Friday, December 21, 2007

Sentou. As caixinhas de som: "on". "Navidad", Juan Stewart. Tem gente que passa a vida disfarçando a vida num balcão de bar. Ou trai a dor com uma dose de comprimidos, uma solução abençoada - medida e alucinação. Nele, a cura para tanta ausência, a admissão do fracasso de grandes doses de fantasia... Só cobrava lágrima. E emendava texto. Quando sentava para escrever um parágrafo, ou mesmo um conto inteiro, enxugava o excesso de água dos olhos. A narrativa de um amor acontecido, de uma amizade em tentação; a narrativa do tempo, o registro da saudade - tratava com o pranto. Que lava a alma. E põe para dormir em paz. Feito criança. Grande, com a consciência do fim.

Thursday, December 20, 2007

O caminho do aeroporto sempre doeu em mim. Fosse ida, chegada de algum lugar. Largada de um sonho ou saudade de um projeto longe daqui. Dessa vez, não viajei. Decidi: "táxi, Cumbica, por favor". Mochila nas costas, quem sabe eu mude de idéia. "Não", disse a moça do balcão da Gol. "Estamos sem lugar no vôo que sai para Santiago". Deixei a fila, segui até o McDonald's, com vista torta para a pista de pousos e decolagens. Pedi um número 6, batata média e água de coco. Fiquei 10, 20, 50 minutos, talvez. "Se houvesse passagem". No caminho de volta, "venho de Santiago", o taxista me ouviria dizer. O que não é vontade de mentira? Vontade mentirosa, não: "desejo de mentira". Aí, desci a escada rolante, assobiando a faixa número dois do segundo disco do Juan Stewart. Olhei o painel: chegadas internacionais. Vindo de Santiago. Arrumei a bagagem no ombro, "é bom demais estar de volta". Quando faço um caminho pela última vez, gosto de saber que não haverá mais nenhuma. Em Madrid, soube que voltaria. Lisboa vai acontecer. E Tietê avisou que não será de novo.

Wednesday, December 19, 2007

- Tem punição?
- A aventura de ser feliz?
- A ventura...?
- Quando ele decidiu gravar o mundo no papel, desenhando, levar o tempo contra o tempo; quando fez força para não esquecer.
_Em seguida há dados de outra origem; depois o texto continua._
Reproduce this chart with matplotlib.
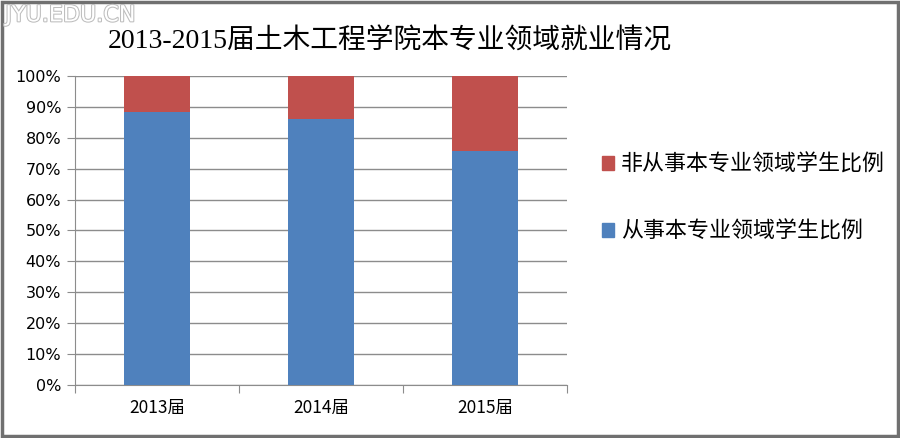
import matplotlib
matplotlib.use("Agg")
import matplotlib.pyplot as plt
import matplotlib.patheffects as pe
from matplotlib.patches import Rectangle, Patch
import numpy as np

# 数据
years = ["2013届", "2014届", "2015届"]
in_field = [0.883, 0.861, 0.757]      # 从事本专业领域学生比例
out_field = [0.117, 0.139, 0.243]     # 非从事本专业领域学生比例
yticks = [0, 0.1, 0.2, 0.3, 0.4, 0.5, 0.6, 0.7, 0.8, 0.9, 1.0]

blue = "#4F81BD"
red = "#C0504D"
cjk = ["Noto Sans CJK SC", "DejaVu Sans"]

plt.rcParams['font.family'] = cjk

fig = plt.figure(figsize=(9, 4.38), dpi=100)
ax = fig.add_axes([0.0833, 0.121, 0.5467, 0.7055])

x = np.arange(len(years))
ax.bar(x, in_field, width=0.4, color=blue, zorder=3)
ax.bar(x, out_field, width=0.4, bottom=in_field, color=red, zorder=3)

ax.set_xlim(-0.5, 2.5)
ax.set_ylim(0, 1.0)
ax.set_yticks(yticks)
ax.set_yticklabels(["%d%%" % round(v * 100) for v in yticks], fontsize=11.5,
                   family=["DejaVu Sans"])
ax.yaxis.grid(True, color="#8c8c8c", linewidth=1, zorder=0)
ax.set_axisbelow(True)

# 类别刻度在类别之间
ax.set_xticks([-0.5, 0.5, 1.5, 2.5])
ax.set_xticklabels([])
ax.set_xticks(x, minor=True)
ax.set_xticklabels(years, minor=True, fontsize=12.5)
ax.tick_params(axis="x", which="minor", length=0, pad=10)
ax.tick_params(axis="x", which="major", length=6, color="#8c8c8c", direction="out")
ax.tick_params(axis="y", length=6, color="#8c8c8c", direction="out", pad=4)

for s in ["top", "right"]:
    ax.spines[s].set_visible(False)
for s in ["left", "bottom"]:
    ax.spines[s].set_color("#8c8c8c")

# 标题
fig.text(0.433, 0.905, "2013-2015届土木工程学院本专业领域就业情况", ha="center",
         va="center", fontsize=20, family=["Liberation Serif", "Noto Sans CJK SC"])

# 图例
handles = [Patch(color=red), Patch(color=blue)]
labels = ["非从事本专业领域学生比例", "从事本专业领域学生比例"]
fig.legend(handles, labels, loc="upper left", bbox_to_anchor=(0.647, 0.694),
           frameon=False, fontsize=15.8, handlelength=0.55, handleheight=0.55,
           handletextpad=0.3, labelspacing=2.05)

# 水印
fig.text(0.006, 0.965, "JYU.EDU.CN", ha="left", va="center", fontsize=16,
         color="white", family=["DejaVu Sans"],
         path_effects=[pe.withStroke(linewidth=1.5, foreground="#bdbdbd")])

# 外框
fig.patches.append(Rectangle((0.002, 0.004), 0.996, 0.992, transform=fig.transFigure,
                             fill=False, edgecolor="#707070", linewidth=2.5))

fig.savefig("out.png", dpi=100)
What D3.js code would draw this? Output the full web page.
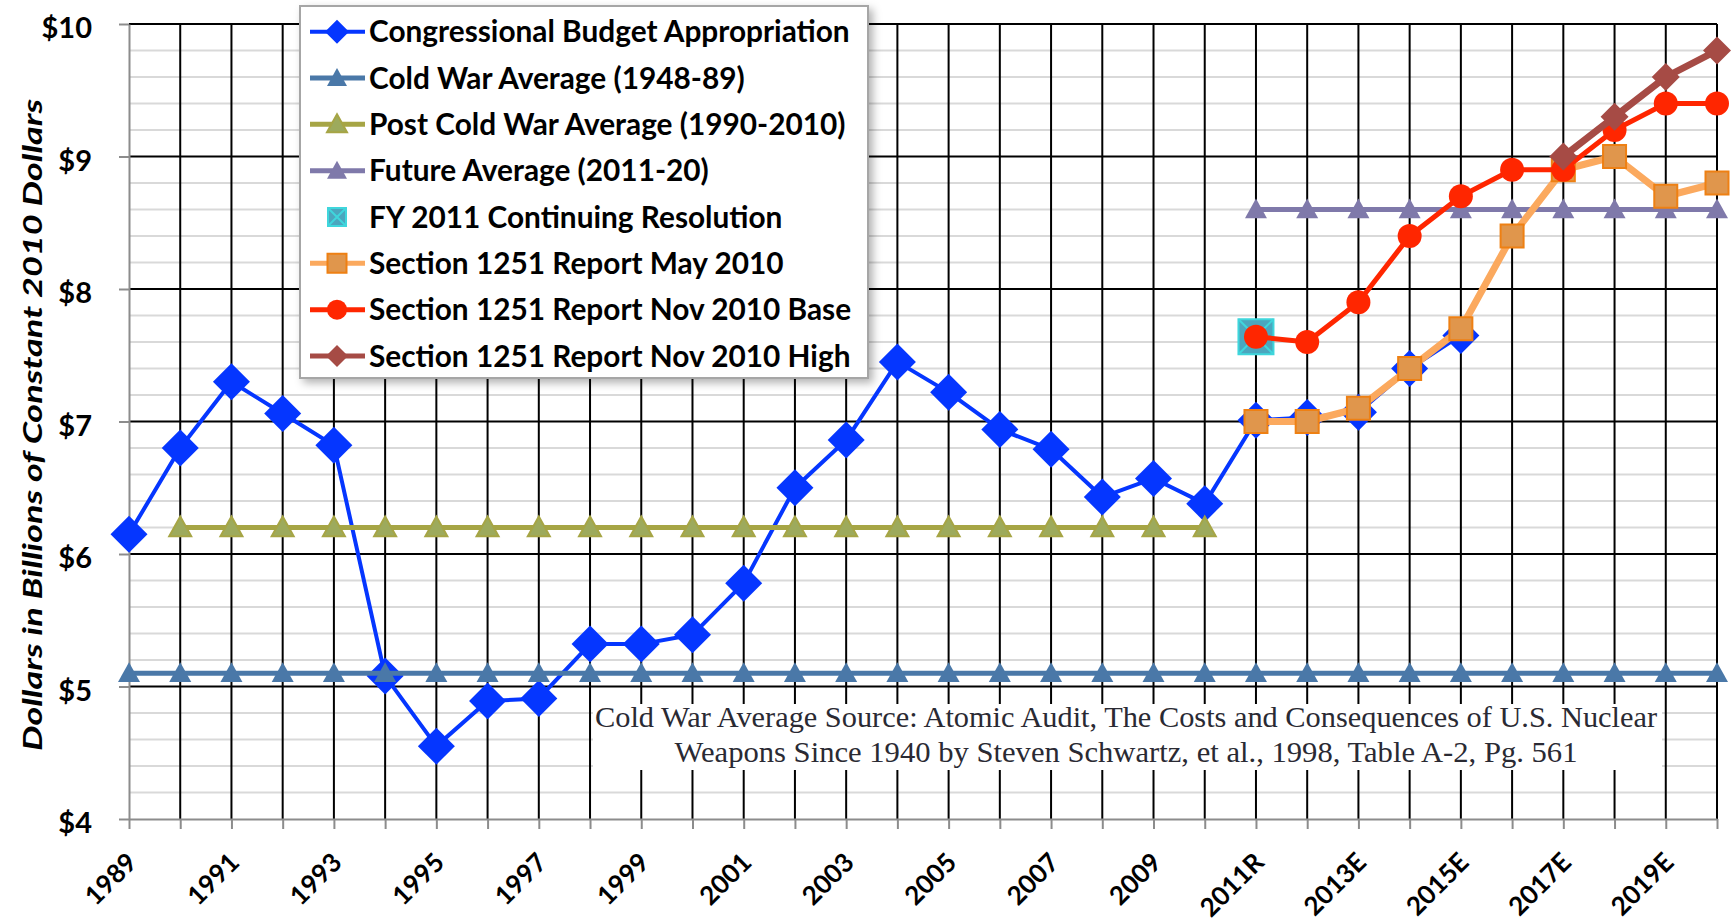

Uma foto mesmo. Uma tatuagem - até.
- Só para lembrar.
- Não esquecer.
- Mais ventura.
- E o que a gente escolhe? Como e o quê gravar?
- Na pele?
- Ou numa fotografia...
- Como deixam saudade.
- Certas coisas deixam sim. Um nome. Ou a mera possibilidade.
- Fotografia.
- Ou tatuagem.
- Então, ela insiste em dizer que você anda muito sozinho?
- "Habitante demais de mim. De-mais, de mim. Ausente no mundo." - foi o texto que ela usou.
- E é ruim?
- Necessariamente?
- Não sei. É?

Quando conversava, prestava atenção dobrada para adivinhar o rumo da conversa. O diálogo antecipado era outro modelo de solidão. Quase um "ele com ele mesmo". E não sabia: se bom ou ruim. Mas era, tinha tempo, sendo cada vez mais. Das vezes em que subiu num ônibus sozinho. Em que leu um livro, viu uma peça, jogou Sonic, escreveu um texto, montou um site, nadou no escuro, fumou cigarro, fumou maconha, voltou o filme, dançou no quarto. Viajou, pisou mais longe, entrou, saiu, experimentou, falou, tocou, tentou, chorou, abriu, perguntou, sonhou, desfez, montou e apreendeu. Ou gozou, sozinho.
- Necessariamente?
- Acho que sim.

Tuesday, December 18, 2007

- Ah, você fez, pai? E por quê? Tudo isso, os amigos de longe, a festa, a canseira, a música, a vinda, a volta, a língua combinada? Por quê?
- Me fiz essas perguntas, Vítor. Mais de uma vez. E só imaginei uma justificativa: maneira de ser feliz.